» TASK MATERIAL:
##############################
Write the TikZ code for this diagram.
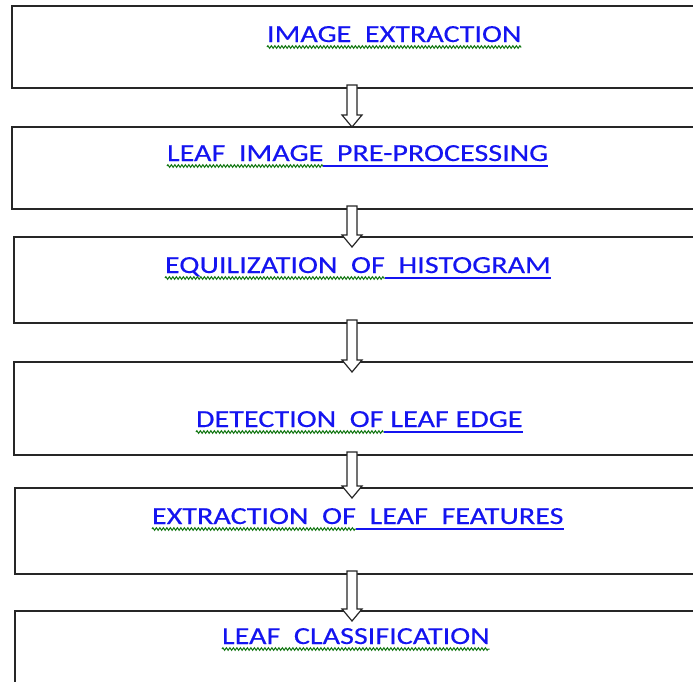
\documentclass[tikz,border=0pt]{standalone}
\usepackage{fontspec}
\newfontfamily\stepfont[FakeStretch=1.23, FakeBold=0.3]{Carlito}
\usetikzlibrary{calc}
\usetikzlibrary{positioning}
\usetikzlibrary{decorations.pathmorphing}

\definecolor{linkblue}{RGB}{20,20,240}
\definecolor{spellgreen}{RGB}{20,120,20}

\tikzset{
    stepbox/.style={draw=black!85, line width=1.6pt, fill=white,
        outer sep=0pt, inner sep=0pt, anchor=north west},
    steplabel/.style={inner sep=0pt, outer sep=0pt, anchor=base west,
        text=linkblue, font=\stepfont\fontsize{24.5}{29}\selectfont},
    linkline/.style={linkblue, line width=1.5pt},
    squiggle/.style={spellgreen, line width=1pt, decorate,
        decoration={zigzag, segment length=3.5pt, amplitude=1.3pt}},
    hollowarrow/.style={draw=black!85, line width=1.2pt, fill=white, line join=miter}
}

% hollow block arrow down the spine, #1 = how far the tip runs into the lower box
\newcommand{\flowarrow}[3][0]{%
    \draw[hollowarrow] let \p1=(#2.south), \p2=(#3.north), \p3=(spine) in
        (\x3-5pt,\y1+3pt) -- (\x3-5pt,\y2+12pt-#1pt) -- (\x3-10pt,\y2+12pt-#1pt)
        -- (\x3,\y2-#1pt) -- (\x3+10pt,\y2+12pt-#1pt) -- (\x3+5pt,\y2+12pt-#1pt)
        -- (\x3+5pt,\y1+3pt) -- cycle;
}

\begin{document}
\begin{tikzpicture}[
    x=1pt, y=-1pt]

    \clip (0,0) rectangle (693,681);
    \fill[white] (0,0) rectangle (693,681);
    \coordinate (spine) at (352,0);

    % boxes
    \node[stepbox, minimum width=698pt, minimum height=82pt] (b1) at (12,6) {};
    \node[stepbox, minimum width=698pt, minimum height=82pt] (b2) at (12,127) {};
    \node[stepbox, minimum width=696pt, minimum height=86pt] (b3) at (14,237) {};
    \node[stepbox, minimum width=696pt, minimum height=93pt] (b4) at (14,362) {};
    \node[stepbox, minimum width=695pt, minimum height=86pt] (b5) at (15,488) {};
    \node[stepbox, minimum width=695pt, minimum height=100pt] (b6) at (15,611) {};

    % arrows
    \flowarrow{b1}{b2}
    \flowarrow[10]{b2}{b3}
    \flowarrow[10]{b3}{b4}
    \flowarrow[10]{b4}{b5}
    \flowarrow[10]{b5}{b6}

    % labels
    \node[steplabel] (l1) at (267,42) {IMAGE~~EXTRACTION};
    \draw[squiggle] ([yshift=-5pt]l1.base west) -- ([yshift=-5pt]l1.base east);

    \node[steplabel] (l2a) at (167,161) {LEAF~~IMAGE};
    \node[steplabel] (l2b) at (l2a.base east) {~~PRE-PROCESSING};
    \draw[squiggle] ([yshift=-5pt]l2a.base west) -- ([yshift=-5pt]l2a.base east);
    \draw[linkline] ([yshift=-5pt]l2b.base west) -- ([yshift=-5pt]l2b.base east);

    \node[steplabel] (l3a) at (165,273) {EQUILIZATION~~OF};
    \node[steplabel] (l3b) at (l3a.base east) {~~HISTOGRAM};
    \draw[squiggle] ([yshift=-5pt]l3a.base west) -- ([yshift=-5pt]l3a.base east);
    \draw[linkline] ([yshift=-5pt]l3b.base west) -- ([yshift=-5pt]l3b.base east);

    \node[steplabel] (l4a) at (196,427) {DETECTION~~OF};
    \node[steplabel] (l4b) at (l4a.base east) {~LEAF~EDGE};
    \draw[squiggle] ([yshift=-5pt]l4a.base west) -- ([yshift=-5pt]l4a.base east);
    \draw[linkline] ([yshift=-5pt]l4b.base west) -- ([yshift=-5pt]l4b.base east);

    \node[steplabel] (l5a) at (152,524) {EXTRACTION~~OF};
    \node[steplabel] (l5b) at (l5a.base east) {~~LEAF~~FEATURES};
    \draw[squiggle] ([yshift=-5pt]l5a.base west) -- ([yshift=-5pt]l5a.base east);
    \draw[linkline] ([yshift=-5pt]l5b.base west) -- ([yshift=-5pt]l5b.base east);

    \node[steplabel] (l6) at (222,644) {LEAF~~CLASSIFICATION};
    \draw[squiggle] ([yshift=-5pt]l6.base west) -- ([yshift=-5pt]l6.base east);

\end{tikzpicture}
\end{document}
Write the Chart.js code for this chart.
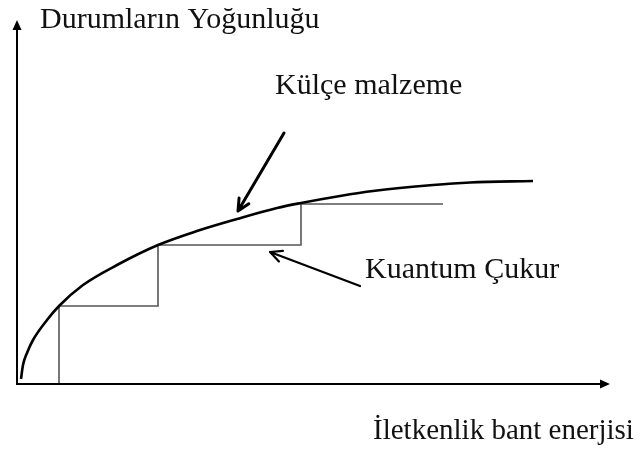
##############################
» EXERCISE BRIEF: Take the records from their first line through the line containing "-- ([yshift=-5pt]l1.base east);" and please return exactly those lines, both ends included, minus the pictures.

» SOLVED EXERCISE:
Write the TikZ code for this diagram.
\documentclass[tikz,border=0pt]{standalone}
\usepackage{fontspec}
\newfontfamily\stepfont[FakeStretch=1.23, FakeBold=0.3]{Carlito}
\usetikzlibrary{calc}
\usetikzlibrary{positioning}
\usetikzlibrary{decorations.pathmorphing}

\definecolor{linkblue}{RGB}{20,20,240}
\definecolor{spellgreen}{RGB}{20,120,20}

\tikzset{
    stepbox/.style={draw=black!85, line width=1.6pt, fill=white,
        outer sep=0pt, inner sep=0pt, anchor=north west},
    steplabel/.style={inner sep=0pt, outer sep=0pt, anchor=base west,
        text=linkblue, font=\stepfont\fontsize{24.5}{29}\selectfont},
    linkline/.style={linkblue, line width=1.5pt},
    squiggle/.style={spellgreen, line width=1pt, decorate,
        decoration={zigzag, segment length=3.5pt, amplitude=1.3pt}},
    hollowarrow/.style={draw=black!85, line width=1.2pt, fill=white, line join=miter}
}

% hollow block arrow down the spine, #1 = how far the tip runs into the lower box
\newcommand{\flowarrow}[3][0]{%
    \draw[hollowarrow] let \p1=(#2.south), \p2=(#3.north), \p3=(spine) in
        (\x3-5pt,\y1+3pt) -- (\x3-5pt,\y2+12pt-#1pt) -- (\x3-10pt,\y2+12pt-#1pt)
        -- (\x3,\y2-#1pt) -- (\x3+10pt,\y2+12pt-#1pt) -- (\x3+5pt,\y2+12pt-#1pt)
        -- (\x3+5pt,\y1+3pt) -- cycle;
}

\begin{document}
\begin{tikzpicture}[
    x=1pt, y=-1pt]

    \clip (0,0) rectangle (693,681);
    \fill[white] (0,0) rectangle (693,681);
    \coordinate (spine) at (352,0);

    % boxes
    \node[stepbox, minimum width=698pt, minimum height=82pt] (b1) at (12,6) {};
    \node[stepbox, minimum width=698pt, minimum height=82pt] (b2) at (12,127) {};
    \node[stepbox, minimum width=696pt, minimum height=86pt] (b3) at (14,237) {};
    \node[stepbox, minimum width=696pt, minimum height=93pt] (b4) at (14,362) {};
    \node[stepbox, minimum width=695pt, minimum height=86pt] (b5) at (15,488) {};
    \node[stepbox, minimum width=695pt, minimum height=100pt] (b6) at (15,611) {};

    % arrows
    \flowarrow{b1}{b2}
    \flowarrow[10]{b2}{b3}
    \flowarrow[10]{b3}{b4}
    \flowarrow[10]{b4}{b5}
    \flowarrow[10]{b5}{b6}

    % labels
    \node[steplabel] (l1) at (267,42) {IMAGE~~EXTRACTION};
    \draw[squiggle] ([yshift=-5pt]l1.base west) -- ([yshift=-5pt]l1.base east);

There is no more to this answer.